The midnight movie is a very special type of film. Even though it might be a little schlocky, the movie has this shockingly clever, deep reservoir of themes and movie moments, and usually experiments in storytelling in some way. This is my nice way of saying I look forward to midnight screenings of Barbarian for the next several decades, as it gains all sorts of followers and pulls Justin Long out of the Kevin Smith vortex he’s been in.

Before Long enters the picture though, we first meet Tess (Georginia Campbell), creepily driving up to an AirBnB in the creepy part of Detroit late at night. However, the key is missing, customer service cannot help, and its pouring rain.
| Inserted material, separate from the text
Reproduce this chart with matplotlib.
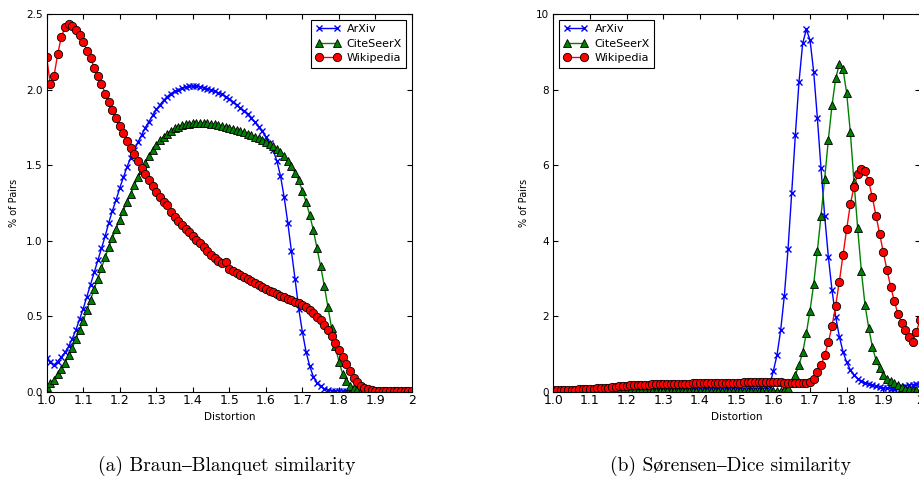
import matplotlib
matplotlib.use('Agg')
import matplotlib.pyplot as plt
import numpy as np

plt.rcParams.update({
    'font.family': 'DejaVu Sans',
    'axes.linewidth': 0.8,
    'xtick.direction': 'in',
    'ytick.direction': 'in',
    'xtick.top': True,
    'ytick.right': True,
    'xtick.major.size': 3.5,
    'ytick.major.size': 3.5,
    'xtick.major.pad': 2,
    'ytick.major.pad': 3,
})

# distortion grid (step 0.01)
distortion = np.linspace(1.0, 2.0, 101)

# ---- (a) Braun-Blanquet: % of pairs per distortion bin ----
bb_arxiv = [
    0.225, 0.195, 0.178, 0.20, 0.23, 0.26, 0.30, 0.35, 0.41, 0.48,
    0.55, 0.63, 0.71, 0.79, 0.87, 0.95, 1.03, 1.12, 1.20, 1.27,
    1.35, 1.42, 1.49, 1.55, 1.60, 1.655, 1.70, 1.75, 1.79, 1.83,
    1.87, 1.90, 1.93, 1.955, 1.975, 1.99, 2.0, 2.01, 2.018, 2.022,
    2.025, 2.024, 2.02, 2.015, 2.008, 2.0, 1.99, 1.98, 1.97, 1.955,
    1.94, 1.92, 1.90, 1.88, 1.86, 1.84, 1.81, 1.785, 1.755, 1.725,
    1.69, 1.65, 1.60, 1.53, 1.43, 1.29, 1.12, 0.93, 0.745, 0.55,
    0.395, 0.265, 0.17, 0.10, 0.06, 0.035, 0.02, 0.012, 0.008, 0.006,
    0.005, 0.005, 0.004, 0.004, 0.004, 0.004, 0.003, 0.003, 0.003, 0.003,
    0.003, 0.003, 0.003, 0.003, 0.003, 0.003, 0.003, 0.003, 0.003, 0.003,
    0.003,
]
bb_citeseerx = [
    0.03, 0.055, 0.08, 0.115, 0.15, 0.19, 0.24, 0.29, 0.35, 0.41,
    0.47, 0.54, 0.61, 0.68, 0.75, 0.82, 0.89, 0.96, 1.02, 1.08,
    1.14, 1.20, 1.26, 1.31, 1.37, 1.42, 1.47, 1.515, 1.56, 1.60,
    1.635, 1.665, 1.69, 1.71, 1.73, 1.745, 1.755, 1.765, 1.772, 1.776,
    1.778, 1.779, 1.779, 1.778, 1.777, 1.775, 1.772, 1.767, 1.762, 1.756,
    1.75, 1.743, 1.735, 1.727, 1.718, 1.709, 1.70, 1.69, 1.68, 1.668,
    1.655, 1.64, 1.625, 1.605, 1.585, 1.56, 1.53, 1.495, 1.45, 1.40,
    1.33, 1.26, 1.17, 1.07, 0.95, 0.83, 0.70, 0.56, 0.42, 0.30,
    0.20, 0.12, 0.07, 0.04, 0.025, 0.015, 0.01, 0.007, 0.005, 0.004,
    0.004, 0.003, 0.003, 0.003, 0.003, 0.003, 0.003, 0.003, 0.003, 0.003,
    0.003,
]
bb_wikipedia = [
    2.215, 2.036, 2.09, 2.235, 2.35, 2.414, 2.434, 2.42, 2.396, 2.363,
    2.317, 2.26, 2.21, 2.147, 2.094, 2.04, 1.975, 1.92, 1.866, 1.813,
    1.758, 1.712, 1.659, 1.612, 1.572, 1.528, 1.484, 1.444, 1.404, 1.362,
    1.322, 1.29, 1.256, 1.237, 1.19, 1.158, 1.132, 1.105, 1.08, 1.055,
    1.03, 1.005, 0.982, 0.958, 0.934, 0.908, 0.886, 0.866, 0.855, 0.862,
    0.81, 0.80, 0.788, 0.773, 0.758, 0.744, 0.731, 0.718, 0.706, 0.694,
    0.682, 0.670, 0.659, 0.648, 0.636, 0.625, 0.615, 0.605, 0.595, 0.585,
    0.572, 0.558, 0.542, 0.522, 0.498, 0.474, 0.445, 0.41, 0.368, 0.322,
    0.277, 0.232, 0.184, 0.135, 0.092, 0.062, 0.04, 0.025, 0.016, 0.011,
    0.008, 0.006, 0.005, 0.005, 0.005, 0.004, 0.004, 0.004, 0.004, 0.004,
    0.004,
]

# ---- (b) Sorensen-Dice ----
sd_arxiv = [
    0.01, 0.01, 0.012, 0.012, 0.013, 0.014, 0.015, 0.016, 0.018, 0.02,
    0.022, 0.024, 0.026, 0.028, 0.03, 0.033, 0.036, 0.039, 0.042, 0.045,
    0.048, 0.05, 0.052, 0.054, 0.056, 0.058, 0.06, 0.061, 0.062, 0.063,
    0.064, 0.065, 0.065, 0.066, 0.066, 0.067, 0.067, 0.067, 0.068, 0.068,
    0.068, 0.068, 0.069, 0.069, 0.069, 0.069, 0.07, 0.07, 0.07, 0.07,
    0.07, 0.07, 0.07, 0.07, 0.07, 0.072, 0.075, 0.08, 0.10, 0.16,
    0.55, 0.97, 1.63, 2.54, 3.77, 5.26, 6.80, 8.21, 9.23, 9.60,
    9.32, 8.48, 7.26, 5.92, 4.66, 3.58, 2.69, 1.99, 1.46, 1.06,
    0.78, 0.58, 0.44, 0.35, 0.28, 0.24, 0.20, 0.17, 0.14, 0.12,
    0.10, 0.09, 0.08, 0.08, 0.09, 0.12, 0.15, 0.18, 0.19, 0.20,
    0.20,
]
sd_citeseerx = [
    0.005, 0.005, 0.005, 0.006, 0.006, 0.006, 0.007, 0.007, 0.008, 0.008,
    0.009, 0.009, 0.01, 0.01, 0.011, 0.012, 0.012, 0.013, 0.014, 0.015,
    0.016, 0.016, 0.017, 0.018, 0.018, 0.019, 0.019, 0.02, 0.02, 0.02,
    0.021, 0.021, 0.021, 0.022, 0.022, 0.022, 0.022, 0.023, 0.023, 0.023,
    0.023, 0.023, 0.024, 0.024, 0.024, 0.024, 0.024, 0.025, 0.025, 0.025,
    0.025, 0.025, 0.025, 0.025, 0.025, 0.025, 0.025, 0.026, 0.026, 0.027,
    0.028, 0.029, 0.03, 0.05, 0.10, 0.22, 0.44, 0.71, 1.04, 1.55,
    2.15, 2.85, 3.73, 4.66, 5.65, 6.67, 7.59, 8.30, 8.68, 8.55,
    7.91, 6.87, 5.56, 4.33, 3.20, 2.30, 1.70, 1.19, 0.84, 0.62,
    0.44, 0.34, 0.28, 0.22, 0.17, 0.12, 0.08, 0.06, 0.05, 0.04,
    0.03,
]
sd_wikipedia = [
    0.04, 0.04, 0.045, 0.045, 0.05, 0.05, 0.055, 0.06, 0.065, 0.07,
    0.075, 0.08, 0.09, 0.095, 0.10, 0.11, 0.12, 0.13, 0.14, 0.15,
    0.16, 0.165, 0.17, 0.175, 0.18, 0.185, 0.19, 0.195, 0.20, 0.20,
    0.205, 0.207, 0.209, 0.21, 0.212, 0.214, 0.215, 0.216, 0.218, 0.22,
    0.222, 0.224, 0.226, 0.228, 0.23, 0.232, 0.234, 0.236, 0.238, 0.24,
    0.242, 0.244, 0.245, 0.246, 0.247, 0.248, 0.249, 0.25, 0.25, 0.25,
    0.25, 0.25, 0.245, 0.24, 0.235, 0.23, 0.23, 0.235, 0.24, 0.24,
    0.26, 0.35, 0.51, 0.70, 0.97, 1.31, 1.74, 2.28, 2.92, 3.62,
    4.31, 4.97, 5.43, 5.77, 5.89, 5.84, 5.58, 5.15, 4.66, 4.18,
    3.69, 3.22, 2.78, 2.40, 2.05, 1.83, 1.64, 1.46, 1.32, 1.59,
    1.90,
]

series_names = ['ArXiv', 'CiteSeerX', 'Wikipedia']
xtick_vals = [1.0, 1.1, 1.2, 1.3, 1.4, 1.5, 1.6, 1.7, 1.8, 1.9, 2.0]
xtick_labels = ['1.0', '1.1', '1.2', '1.3', '1.4', '1.5', '1.6', '1.7', '1.8', '1.9', '2']

styles = [
    dict(color='b', marker='x', ms=5, mew=1.0, lw=1.0),
    dict(color='g', marker='^', ms=6, mec='k', mew=0.6, lw=1.0),
    dict(color='r', marker='o', ms=6, mec='k', mew=0.6, lw=1.0),
]

fig = plt.figure(figsize=(9.19, 4.78), dpi=100)
ax1 = fig.add_axes([0.0508, 0.1805, 0.3975, 0.7895])
ax2 = fig.add_axes([0.6021, 0.1805, 0.3990, 0.7895])


def draw_panel(ax, data, yticks, yfmt, legend_loc):
    for name, vals, st in zip(series_names, data, styles):
        ax.plot(distortion, vals, label=name, **st)
    ax.set_xlim(1.0, 2.0)
    ax.set_ylim(yticks[0], yticks[-1])
    ax.set_xticks(xtick_vals)
    ax.set_xticklabels(xtick_labels)
    ax.set_yticks(yticks)
    ax.set_yticklabels([yfmt.format(v) for v in yticks])
    ax.tick_params(axis='x', labelsize=9)
    ax.tick_params(axis='y', labelsize=7.5)
    ax.set_xlabel('Distortion', fontsize=7.5, labelpad=3)
    ax.set_ylabel('% of Pairs', fontsize=7, labelpad=5)
    leg = ax.legend(loc=legend_loc, fontsize=8, numpoints=2, fancybox=False,
                    framealpha=1.0, edgecolor='k', handlelength=2.2,
                    borderaxespad=0.5, labelspacing=0.4, handletextpad=0.6)
    leg.get_frame().set_linewidth(0.8)


draw_panel(ax1, [bb_arxiv, bb_citeseerx, bb_wikipedia],
           [0.0, 0.5, 1.0, 1.5, 2.0, 2.5], '{:.1f}', 'upper right')
draw_panel(ax2, [sd_arxiv, sd_citeseerx, sd_wikipedia],
           [0, 2, 4, 6, 8, 10], '{:d}', 'upper left')

cap_font = dict(family=['cmr10', 'STIXGeneral', 'DejaVu Serif'], fontsize=14,
                ha='center', va='center')
fig.text(0.247, 0.026, '(a) Braun–Blanquet similarity', **cap_font)
fig.text(0.7954, 0.026, '(b) Sørensen–Dice similarity', **cap_font)

fig.savefig('out.png', dpi=100)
As she returns to her car, the lights go on, and a strange man (Bill Skarsgard) opens the door. Tess is obviously very wary of entering a strange place with a strange man, but after exhausting her options, she has nowhere else to go. Except, maybe retreat to the strange AirBnB basement that, just, keeps on going, and NOT in a good way.

Writer/director Zach Cregger eases us into what the audience thinks will be the movie: AirBnB gone wrong. Georgina Campbell and Bill Skarsgard are excellent setting up this unnerving, I guess meet cute? The nighttime interactions drip with tension as the audience hopes Tess hasn’t walked into just a nightmare of a situation with this strange man she’s forced to share a rental with. Even as the situation deescalates, Cregger throws an unlocked door or a strange noise that immediately sets Tess’s (and by proxy, the audience’s) hair on edge as we fear the worst. But Cregger knows the beats of a movie like this, and swerves into the next morning, which brings about a host of new, unexpected terrors that put the night before in a new perspective as to what the real threat here is. Cregger then takes Tess and the disoriented audience down a strange, dark basement rabbit hole, increasing the tension little by little, until the movie hits a giant horrifying climax.

And BAM! Enter Justin Long and a new story thread. Though not as revolutionary as Psycho was, Cregger gets the elicited response he wants by unmooring the story and reentering it from a different perspective. Long is having a blast playing a complete sh*t heel, the opposite of Tess’s character, giving the tensed up audience a nice moment of respite to mock this male cesspool of a human. His reaction to the basement nicely ties together with the themes Cregger is trying to pull off, and brilliantly zags when the audience is expecting Barbarian to zig. With all the pieces in place, Cregger then unleashes an amazing barrage of perspective shifts in the final 30 minutes, completely resetting character expectations sometimes minutes after we think we’ve figured it out, while also scaring the bejesus out of everyone with totally creepy images and haunting visions of pure evil and its consequences. The final 15 minutes is where Cregger shines best: finding a perfect mixture of that midnight movie pitch black comedy with eerie abhorrent but beautiful horror images.

In the doldrums of back to school movie malaise, studios are usually dumping stuff they don’t think is good. Occasionally though, you get a movie like Barbarian, coming to theatres with low expectations and completely blowing them out of the water. God bless the horror genre, always taking risks and bringing us new acting talent or resurrecting forgotten talent like my guy Justin Long. If you haven’t seen Accepted yet, please just do yourself a favor and have a blast watching Long lead a bunch of awesome actors elevated a stupid, pointless premise with constant, wonderful jokes. ASK ME ABOUT MY WEINER!